--- start COLLECTED MATERIAL ---

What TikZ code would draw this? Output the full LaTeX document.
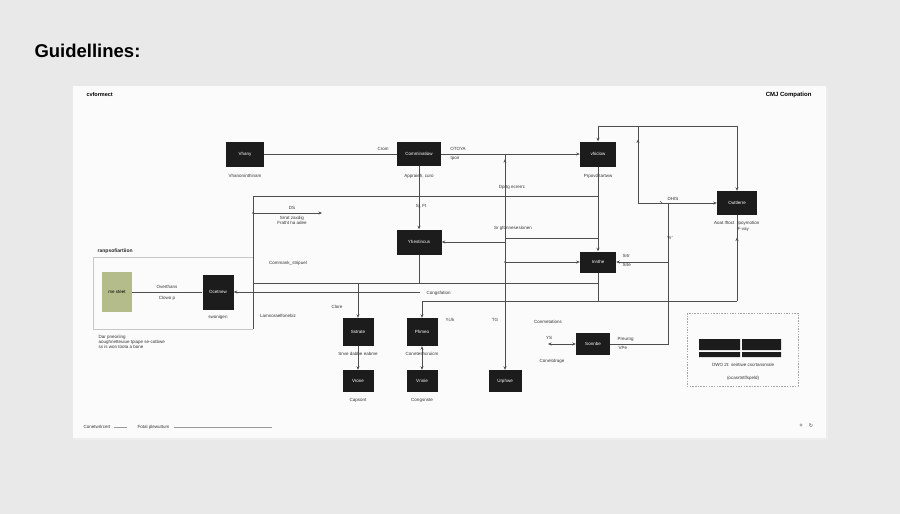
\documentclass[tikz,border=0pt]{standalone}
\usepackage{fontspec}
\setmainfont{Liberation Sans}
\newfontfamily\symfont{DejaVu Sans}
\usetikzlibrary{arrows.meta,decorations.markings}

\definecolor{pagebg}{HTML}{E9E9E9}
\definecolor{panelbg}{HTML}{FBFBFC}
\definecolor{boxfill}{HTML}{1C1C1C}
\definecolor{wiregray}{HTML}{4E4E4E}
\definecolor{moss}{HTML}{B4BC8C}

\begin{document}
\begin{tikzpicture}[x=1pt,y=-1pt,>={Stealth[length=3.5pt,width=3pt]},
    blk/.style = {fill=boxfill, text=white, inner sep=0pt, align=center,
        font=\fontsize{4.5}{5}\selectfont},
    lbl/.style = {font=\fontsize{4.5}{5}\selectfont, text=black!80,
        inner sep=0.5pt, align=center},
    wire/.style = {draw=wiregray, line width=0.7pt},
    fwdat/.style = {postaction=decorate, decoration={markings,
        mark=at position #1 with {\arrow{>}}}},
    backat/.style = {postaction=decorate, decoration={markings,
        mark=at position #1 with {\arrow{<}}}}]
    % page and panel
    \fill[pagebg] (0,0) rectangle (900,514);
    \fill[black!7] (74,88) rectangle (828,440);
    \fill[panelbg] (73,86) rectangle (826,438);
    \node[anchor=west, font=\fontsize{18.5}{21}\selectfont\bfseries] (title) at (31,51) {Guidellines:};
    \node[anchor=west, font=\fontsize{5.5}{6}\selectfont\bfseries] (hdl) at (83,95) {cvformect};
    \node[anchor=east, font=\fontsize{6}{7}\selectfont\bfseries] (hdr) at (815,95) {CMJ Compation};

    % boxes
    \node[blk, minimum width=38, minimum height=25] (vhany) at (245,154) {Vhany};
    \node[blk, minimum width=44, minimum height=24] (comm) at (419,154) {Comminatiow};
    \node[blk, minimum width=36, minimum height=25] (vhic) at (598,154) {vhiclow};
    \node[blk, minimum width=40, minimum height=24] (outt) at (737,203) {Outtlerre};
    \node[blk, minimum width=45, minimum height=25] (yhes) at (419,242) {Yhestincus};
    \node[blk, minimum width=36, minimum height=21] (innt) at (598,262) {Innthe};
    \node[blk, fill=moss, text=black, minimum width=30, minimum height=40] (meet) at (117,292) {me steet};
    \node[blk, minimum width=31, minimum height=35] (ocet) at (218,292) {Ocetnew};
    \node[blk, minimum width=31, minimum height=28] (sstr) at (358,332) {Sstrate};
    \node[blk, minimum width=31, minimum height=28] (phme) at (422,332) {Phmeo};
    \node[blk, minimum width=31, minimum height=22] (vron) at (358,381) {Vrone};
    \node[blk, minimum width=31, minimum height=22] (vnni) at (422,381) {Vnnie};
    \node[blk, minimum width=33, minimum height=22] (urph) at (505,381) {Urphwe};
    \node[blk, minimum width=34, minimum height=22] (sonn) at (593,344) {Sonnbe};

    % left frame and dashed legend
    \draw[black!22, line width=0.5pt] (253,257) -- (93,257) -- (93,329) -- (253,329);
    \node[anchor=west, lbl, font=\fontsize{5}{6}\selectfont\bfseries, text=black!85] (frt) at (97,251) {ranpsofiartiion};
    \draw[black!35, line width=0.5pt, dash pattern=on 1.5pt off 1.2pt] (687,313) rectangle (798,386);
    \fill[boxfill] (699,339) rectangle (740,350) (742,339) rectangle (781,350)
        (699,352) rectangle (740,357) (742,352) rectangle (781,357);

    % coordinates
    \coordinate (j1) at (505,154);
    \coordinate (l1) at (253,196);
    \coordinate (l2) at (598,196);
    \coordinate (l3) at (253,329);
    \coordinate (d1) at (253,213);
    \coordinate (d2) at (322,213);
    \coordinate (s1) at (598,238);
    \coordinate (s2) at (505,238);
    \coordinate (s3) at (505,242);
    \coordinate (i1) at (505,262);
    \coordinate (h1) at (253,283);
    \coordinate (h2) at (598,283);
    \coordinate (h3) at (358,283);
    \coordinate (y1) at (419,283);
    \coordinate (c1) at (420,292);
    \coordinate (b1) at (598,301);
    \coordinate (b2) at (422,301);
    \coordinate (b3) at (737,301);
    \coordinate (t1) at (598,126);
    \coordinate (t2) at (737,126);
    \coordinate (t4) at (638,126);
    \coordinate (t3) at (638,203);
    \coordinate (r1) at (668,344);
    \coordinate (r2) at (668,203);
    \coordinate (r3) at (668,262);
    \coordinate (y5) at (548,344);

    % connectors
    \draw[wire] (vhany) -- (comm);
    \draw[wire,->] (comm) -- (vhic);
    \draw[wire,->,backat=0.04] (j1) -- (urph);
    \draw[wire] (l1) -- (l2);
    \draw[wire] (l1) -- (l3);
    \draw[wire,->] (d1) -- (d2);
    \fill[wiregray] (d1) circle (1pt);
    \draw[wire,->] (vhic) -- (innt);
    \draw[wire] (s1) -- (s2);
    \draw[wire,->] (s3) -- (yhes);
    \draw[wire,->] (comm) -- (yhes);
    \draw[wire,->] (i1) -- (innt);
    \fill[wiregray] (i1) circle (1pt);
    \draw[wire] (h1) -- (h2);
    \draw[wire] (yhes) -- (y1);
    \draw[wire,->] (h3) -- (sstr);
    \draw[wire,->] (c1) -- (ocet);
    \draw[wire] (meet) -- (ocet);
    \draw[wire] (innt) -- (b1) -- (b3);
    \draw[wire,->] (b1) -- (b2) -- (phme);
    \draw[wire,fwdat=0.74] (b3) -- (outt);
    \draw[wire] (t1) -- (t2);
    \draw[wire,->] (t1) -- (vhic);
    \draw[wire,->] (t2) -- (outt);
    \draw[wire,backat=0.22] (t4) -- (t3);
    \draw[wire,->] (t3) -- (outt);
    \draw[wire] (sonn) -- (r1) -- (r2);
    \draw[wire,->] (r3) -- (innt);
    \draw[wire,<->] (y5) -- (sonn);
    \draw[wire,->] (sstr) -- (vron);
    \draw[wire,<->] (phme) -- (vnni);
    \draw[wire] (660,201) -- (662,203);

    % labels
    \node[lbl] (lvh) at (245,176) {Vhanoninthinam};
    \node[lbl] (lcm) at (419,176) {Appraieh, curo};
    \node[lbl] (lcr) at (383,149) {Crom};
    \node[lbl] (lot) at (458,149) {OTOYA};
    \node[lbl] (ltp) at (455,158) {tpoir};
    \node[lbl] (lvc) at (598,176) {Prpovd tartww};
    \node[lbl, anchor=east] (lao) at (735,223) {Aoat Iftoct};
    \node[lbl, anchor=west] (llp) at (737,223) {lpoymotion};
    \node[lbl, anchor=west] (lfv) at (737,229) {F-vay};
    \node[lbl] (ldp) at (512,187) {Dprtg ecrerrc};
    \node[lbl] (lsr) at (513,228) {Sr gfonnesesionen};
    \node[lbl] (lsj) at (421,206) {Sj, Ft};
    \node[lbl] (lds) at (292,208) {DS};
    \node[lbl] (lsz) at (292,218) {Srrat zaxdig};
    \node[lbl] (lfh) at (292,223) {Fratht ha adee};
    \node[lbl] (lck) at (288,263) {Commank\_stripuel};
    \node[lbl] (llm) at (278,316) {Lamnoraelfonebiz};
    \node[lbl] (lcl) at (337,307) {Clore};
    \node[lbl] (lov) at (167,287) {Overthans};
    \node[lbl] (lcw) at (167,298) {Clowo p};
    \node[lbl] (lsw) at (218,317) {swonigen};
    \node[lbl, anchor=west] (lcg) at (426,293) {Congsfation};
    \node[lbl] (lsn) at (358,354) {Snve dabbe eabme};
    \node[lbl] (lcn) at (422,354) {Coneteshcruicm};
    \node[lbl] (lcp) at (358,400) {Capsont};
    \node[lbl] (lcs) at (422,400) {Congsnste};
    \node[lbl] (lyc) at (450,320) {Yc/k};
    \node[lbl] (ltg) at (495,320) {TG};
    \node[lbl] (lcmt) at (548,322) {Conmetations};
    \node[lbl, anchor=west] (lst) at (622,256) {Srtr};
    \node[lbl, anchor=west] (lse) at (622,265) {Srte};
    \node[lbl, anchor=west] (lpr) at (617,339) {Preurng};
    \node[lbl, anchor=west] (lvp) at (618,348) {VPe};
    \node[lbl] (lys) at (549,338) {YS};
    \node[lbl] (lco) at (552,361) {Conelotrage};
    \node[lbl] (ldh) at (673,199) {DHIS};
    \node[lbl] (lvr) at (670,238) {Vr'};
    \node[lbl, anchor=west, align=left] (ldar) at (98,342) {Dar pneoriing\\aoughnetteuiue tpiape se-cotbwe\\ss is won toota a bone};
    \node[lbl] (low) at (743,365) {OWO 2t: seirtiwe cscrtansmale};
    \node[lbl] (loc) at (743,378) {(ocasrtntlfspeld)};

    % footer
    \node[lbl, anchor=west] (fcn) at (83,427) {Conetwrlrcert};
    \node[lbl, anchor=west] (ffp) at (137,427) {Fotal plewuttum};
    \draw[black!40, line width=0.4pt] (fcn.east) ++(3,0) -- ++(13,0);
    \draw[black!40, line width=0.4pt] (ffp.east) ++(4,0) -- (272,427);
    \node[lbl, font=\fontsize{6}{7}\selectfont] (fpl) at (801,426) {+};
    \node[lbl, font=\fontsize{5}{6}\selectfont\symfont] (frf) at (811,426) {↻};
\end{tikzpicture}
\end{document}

--- end COLLECTED MATERIAL ---

TASK DIRECTIONS:
Make an exact copy of the lines from the top of the material through the line with "(hdr) at (815,95)", pictures excluded.

RESPONSE FOR THIS EXERCISE:
What TikZ code would draw this? Output the full LaTeX document.
\documentclass[tikz,border=0pt]{standalone}
\usepackage{fontspec}
\setmainfont{Liberation Sans}
\newfontfamily\symfont{DejaVu Sans}
\usetikzlibrary{arrows.meta,decorations.markings}

\definecolor{pagebg}{HTML}{E9E9E9}
\definecolor{panelbg}{HTML}{FBFBFC}
\definecolor{boxfill}{HTML}{1C1C1C}
\definecolor{wiregray}{HTML}{4E4E4E}
\definecolor{moss}{HTML}{B4BC8C}

\begin{document}
\begin{tikzpicture}[x=1pt,y=-1pt,>={Stealth[length=3.5pt,width=3pt]},
    blk/.style = {fill=boxfill, text=white, inner sep=0pt, align=center,
        font=\fontsize{4.5}{5}\selectfont},
    lbl/.style = {font=\fontsize{4.5}{5}\selectfont, text=black!80,
        inner sep=0.5pt, align=center},
    wire/.style = {draw=wiregray, line width=0.7pt},
    fwdat/.style = {postaction=decorate, decoration={markings,
        mark=at position #1 with {\arrow{>}}}},
    backat/.style = {postaction=decorate, decoration={markings,
        mark=at position #1 with {\arrow{<}}}}]
    % page and panel
    \fill[pagebg] (0,0) rectangle (900,514);
    \fill[black!7] (74,88) rectangle (828,440);
    \fill[panelbg] (73,86) rectangle (826,438);
    \node[anchor=west, font=\fontsize{18.5}{21}\selectfont\bfseries] (title) at (31,51) {Guidellines:};
    \node[anchor=west, font=\fontsize{5.5}{6}\selectfont\bfseries] (hdl) at (83,95) {cvformect};
    \node[anchor=east, font=\fontsize{6}{7}\selectfont\bfseries] (hdr) at (815,95) {CMJ Compation};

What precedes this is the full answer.